The Class Size Matters website documents the efforts of numerous states and municipalities to prevent classroom overcrowding over the past twenty years or so. In 2002, for example, Florida set statewide constitutional limits on class sizes in all grades, with a cap of eighteen students for pre-kindergarten through third grade and 22 students for grades four through eight. More recently, North Carolina set a maximum first-grade class size of nineteen for 2018-2019. And while California allows larger class sizes than either of these states, its current cap is still lower than the one used by DPS: a maximum of 33 students in kindergarten, 32 in grades one through three, and a fourth-through-eighth-grade average of around thirty.

And in Colorado? The state's class-size reduction guideline of seventeen students per teacher only applies to kindergarten — and while the statute includes a funding incentive, the policy is voluntary.

For Carpenter, keeping DPS class sizes below 35 is difficult enough, especially right now.

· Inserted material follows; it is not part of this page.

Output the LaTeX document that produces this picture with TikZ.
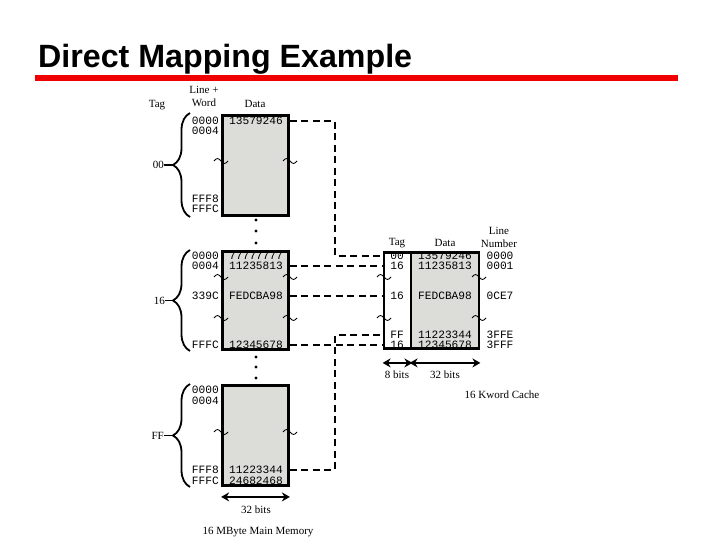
\documentclass[tikz,border=0pt]{standalone}
\usepackage{fontspec}
\setmainfont{Liberation Serif}
\setsansfont{Liberation Sans}
\setmonofont{Liberation Mono}
\usepackage{tikz}
\usetikzlibrary{arrows.meta, positioning, decorations.pathreplacing, calc}
\definecolor{rojo}{HTML}{F00000}
\definecolor{gris}{HTML}{DCDDD9}
\tikzset{
  every picture/.style={>=Stealth},
  bloque/.style={draw=black, fill=gris, line width=2.8pt, minimum width=66pt, inner sep=0pt},
  columna/.style={draw=black, line width=2.8pt, minimum height=96pt, inner sep=0pt},
  hexa/.style={font=\ttfamily\fontsize{11.2}{11}\selectfont, inner sep=0pt},
  etiq/.style={font=\fontsize{11}{13}\selectfont, inner sep=0pt, align=center},
  conex/.style={line width=2.2pt, dash pattern=on 7pt off 4.5pt},
  medida/.style={{Stealth[length=8pt,width=9pt]}-{Stealth[length=8pt,width=9pt]}, line width=2.6pt},
  llave/.style={decorate, decoration={brace, amplitude=17pt}, line width=1.8pt},
  corte/.pic={\draw[line width=0.8pt] (-7,0) sin (-3.5,-2.5) cos (0,0) sin (3.5,2.5) cos (7,0);},
}

\begin{document}
\begin{tikzpicture}[x=1pt, y=-1pt]
  \useasboundingbox (0,0) rectangle (720,540);
  \node[font=\sffamily\bfseries\fontsize{32.2}{32}\selectfont, anchor=base west, inner sep=0pt] (titulo) at (38,68) {Direct Mapping Example};
  \fill[rojo] (35,75) rectangle (678,81);

  % main memory
  \node[bloque, minimum height=100pt] (memA) at (255.5,165.5) {};
  \node[bloque, minimum height=98pt] (memB) at (255.5,300.5) {};
  \node[bloque, minimum height=100pt] (memC) at (255.5,435.5) {};

  \node[etiq] (cabTag) at (157,105) {Tag};
  \node[etiq] (cabLin) at (204,96) {Line +\\Word};
  \node[etiq] (cabDat) at (255,104) {Data};

  \node[hexa, anchor=east] (dirA1) at (219,121) {0000};
  \node[hexa, anchor=east] (dirA2) at (219,131) {0004};
  \node[hexa, anchor=east] (dirA3) at (219,199) {FFF8};
  \node[hexa, anchor=east] (dirA4) at (219,209) {FFFC};
  \node[hexa] (datA1) at (256,121) {13579246};

  \node[hexa, anchor=east] (dirB1) at (219,256) {0000};
  \node[hexa, anchor=east] (dirB2) at (219,266) {0004};
  \node[hexa, anchor=east] (dirB3) at (219,296) {339C};
  \node[hexa, anchor=east] (dirB4) at (219,345) {FFFC};
  \node[hexa] (datB1) at (256,256) {77777777};
  \node[hexa] (datB2) at (256,266) {11235813};
  \node[hexa] (datB3) at (256,296) {FEDCBA98};
  \node[hexa] (datB4) at (256,345) {12345678};

  \node[hexa, anchor=east] (dirC1) at (219,390) {0000};
  \node[hexa, anchor=east] (dirC2) at (219,401) {0004};
  \node[hexa, anchor=east] (dirC3) at (219,470) {FFF8};
  \node[hexa, anchor=east] (dirC4) at (219,480.5) {FFFC};
  \node[hexa] (datC1) at (256,470) {11223344};
  \node[hexa] (datC2) at (256,480.5) {24682468};

  \foreach \y in {220,231,243,357,367,378}
    \fill (256,\y) circle (1.7pt);

  \draw[llave] (190,217) -- (190,113);
  \draw[llave] (190,351) -- (190,250);
  \draw[llave] (190,487) -- (190,384);
  \coordinate (puntaA) at (173,165);
  \coordinate (puntaB) at (173,300.5);
  \coordinate (puntaC) at (173,435.5);
  \node[etiq, anchor=east] (tagA) at (164,165) {00};
  \node[etiq, anchor=east] (tagB) at (165,300.5) {16};
  \node[etiq, anchor=east] (tagC) at (164,435.5) {FF};
  \draw[line width=1.8pt] (tagA.east) -- (puntaA);
  \draw[line width=1.8pt] (tagB.east) -- (puntaB);
  \draw[line width=1.8pt] (tagC.east) -- (puntaC);

  \draw[medida] ($(memC.south west)+(0,10)$) -- ($(memC.south east)+(0,10)$);
  \node[etiq] (anchoM) at (256,510) {32 bits};
  \node[etiq] (nomM) at (258,532) {16 MByte Main Memory};

  % cache
  \node[columna, minimum width=27pt, fill=white] (cTag) at (397.5,300.5) {};
  \node[columna, minimum width=68pt, fill=gris] (cDat) at (445,300.5) {};

  \node[etiq] (cabTagC) at (397,243) {Tag};
  \node[etiq] (cabDatC) at (445,243) {Data};
  \node[etiq] (cabNum) at (499,237) {Line\\Number};

  \node[hexa] (etC1) at (397,256) {00};
  \node[hexa] (etC2) at (397,266) {16};
  \node[hexa] (etC3) at (397,296) {16};
  \node[hexa] (etC4) at (397,335) {FF};
  \node[hexa] (etC5) at (397,345) {16};
  \node[hexa] (dcC1) at (445,256) {13579246};
  \node[hexa] (dcC2) at (445,266) {11235813};
  \node[hexa] (dcC3) at (445,296) {FEDCBA98};
  \node[hexa] (dcC4) at (445,335) {11223344};
  \node[hexa] (dcC5) at (445,345) {12345678};
  \node[hexa] (linC1) at (500,256) {0000};
  \node[hexa] (linC2) at (500,266) {0001};
  \node[hexa] (linC3) at (500,296) {0CE7};
  \node[hexa] (linC4) at (500,335) {3FFE};
  \node[hexa] (linC5) at (500,345) {3FFF};

  \draw[medida] ($(cTag.south west)+(0,13)$) -- ($(cTag.south east)+(0,13)$);
  \draw[medida] ($(cDat.south west)+(0,13)$) -- ($(cDat.south east)+(0,13)$);
  \node[etiq] (ancho8) at (397,375) {8 bits};
  \node[etiq] (ancho32) at (445,375) {32 bits};
  \node[etiq] (nomC) at (502,395) {16 Kword Cache};

  \foreach \x/\y in {221/161, 290/161, 221/277, 290/277, 221/318, 290/318,
                     221/432, 290/432, 384/277, 479/277, 384/318, 479/318}
    \pic at (\x,\y) {corte};

  % mapping
  \coordinate (giro) at (335,0);
  \draw[conex] (memA.east |- datA1) -- (datA1 -| giro) -- (etC1 -| giro) -- (cTag.west |- etC1);
  \draw[conex] (memB.east |- datB2) -- (cTag.west |- etC2);
  \draw[conex] (memB.east |- datB3) -- (cTag.west |- etC3);
  \draw[conex] (memB.east |- datB4) -- (cTag.west |- etC5);
  \draw[conex] (memC.east |- datC1) -- (datC1 -| giro) -- (etC4 -| giro) -- (cTag.west |- etC4);
\end{tikzpicture}
\end{document}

"There’s always a significant amount of enrollment shifts at the start of the year, due to families moving to different neighborhoods and different schools," he acknowledges. "This takes place throughout the district, and we keep a close eye on class sizes and make resource and staffing adjustments as necessary in the opening weeks of the school year."

Complicating these efforts are DPS rules related to securing classrooms for students. For the most part, the schools students attend are dictated by boundary maps like the one for elementary facilities, seen above. But in some areas, Denver uses so-called enrollment zones, where the rules are a bit different.

"If the student has moved into a neighborhood boundary school, the student will be enrolled at that school unless it looks like enrolling them will put the school over 35 students per class at a particular grade by fall adjustment," Carpenter explains. "At that level, we will use our overflow procedures and shift the student to another school (and in that case, DPS would provide transportation to that school)."

If, however, a student is in an enrollment zone (there are currently five for elementary schools, including ones in Five Points and Stapleton), the students "have the right to a seat at one of a number of schools, but not at any particular school," Carpenter goes on. "In that case, we look at enrollment and every school’s budgeted numbers and provide the family options of schools in the zone that have space. To try to provide as many options as possible, we have set up reserved (placeholder) seats in enrollment zone schools that are held back for late arriving students. In those cases, if a student moves into the zone, they would qualify for a placeholder seat if there is one available, which would give them access to more schools."

Such shifts are expected to take place regularly in assorted Denver Public School classrooms over the next few weeks — but like it or not, 35 is the magic number.